El gol gritado, llorado, emocionado, sacado con broncas desde adentro, evitaba que miráramos muy bien lo que pasaba, mientras nuestro 10, iba corriendo con su cadenita fuera de la camiseta y sus manos pidiendo paciencia y su espacio para festejar. Porque allí, en la mitad de la cancha luego de marcar en el arco que da a la calle Brandsen, Riquelme fue el que mostró que algo no andaba bien.

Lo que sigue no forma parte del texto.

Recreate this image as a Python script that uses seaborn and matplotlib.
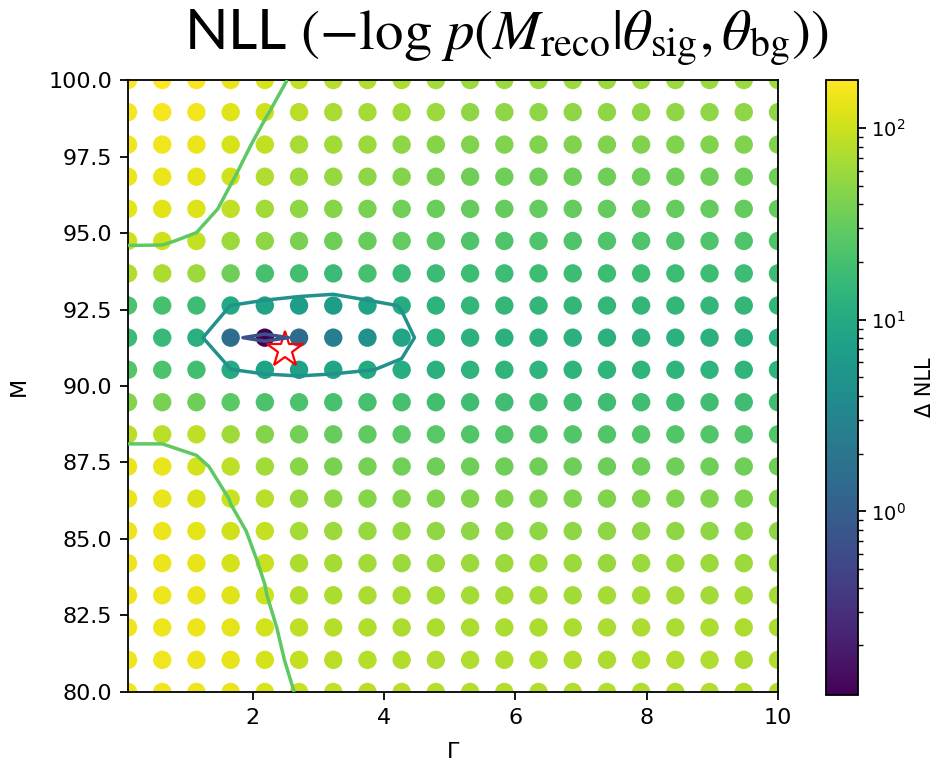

Que un conflicto con el actual presidente se había profundizado, luego de que el dirigente no le reconocía un resarcimiento en el contrato cuando cayó su pase al Barcelona, cosa que pasaría más tarde.

No solamente le ganó al que estaba en el palco, sino a una dirigencia que aseguraría más tarde que el equipo tenía miedo al fracaso, ellos que mandaban al psicólogo a los jugadores por el tema de los premios, esas personas que “siendo de Boca parecen más de River” como dijera “Chicho” Serna en Brasil, unos días más tarde. Esos que aman más al verde del billete, que de la cancha.

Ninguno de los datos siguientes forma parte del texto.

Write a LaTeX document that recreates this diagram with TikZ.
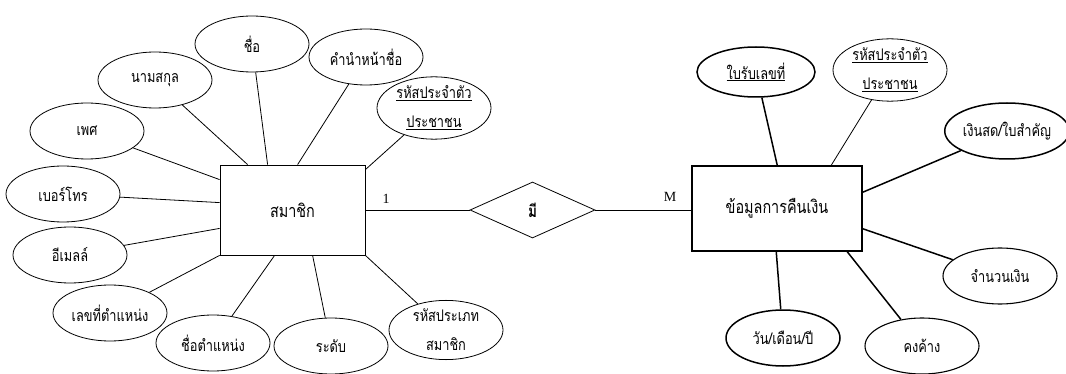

El “Torero” y su marca registrada de gol que se hizo tan popular en el país y afuera. Román que esa tarde regaló un gol, pero más que eso: una manera de ser y sentir. Riquelme, que cuando le preguntaron por la celebración, dijo: “Lo que pasa que a mi hija le gusta el Topo Gigio. Así que se lo dediqué a ella”. Demostrando la calidad dentro de la cancha y fuera de ella. Mostrando claridad en los pases y respuestas.

Cuando la tarde caía, mi viejo me pasaba a buscar tocando fuertemente la bocina. Yo salí con el perfil bajo “a lo Román”, manejando de la mejor manera –como él- la seriedad en un momento de mil pulsaciones. Pero apropiándome de la risa “malvada” de Eduardo. Cuando lo abracé en el auto, nos carcajeábamos, entendiendo que este tipo era muchísimo más profundo y vital, que el que estaba mirándolo desde su palco lujoso; que teníamos en el pecho, lo que después devendría en un póster… ¡Oíd Mortales, el Grito Sagrado… Juan Román, Juan Román, Juan Román!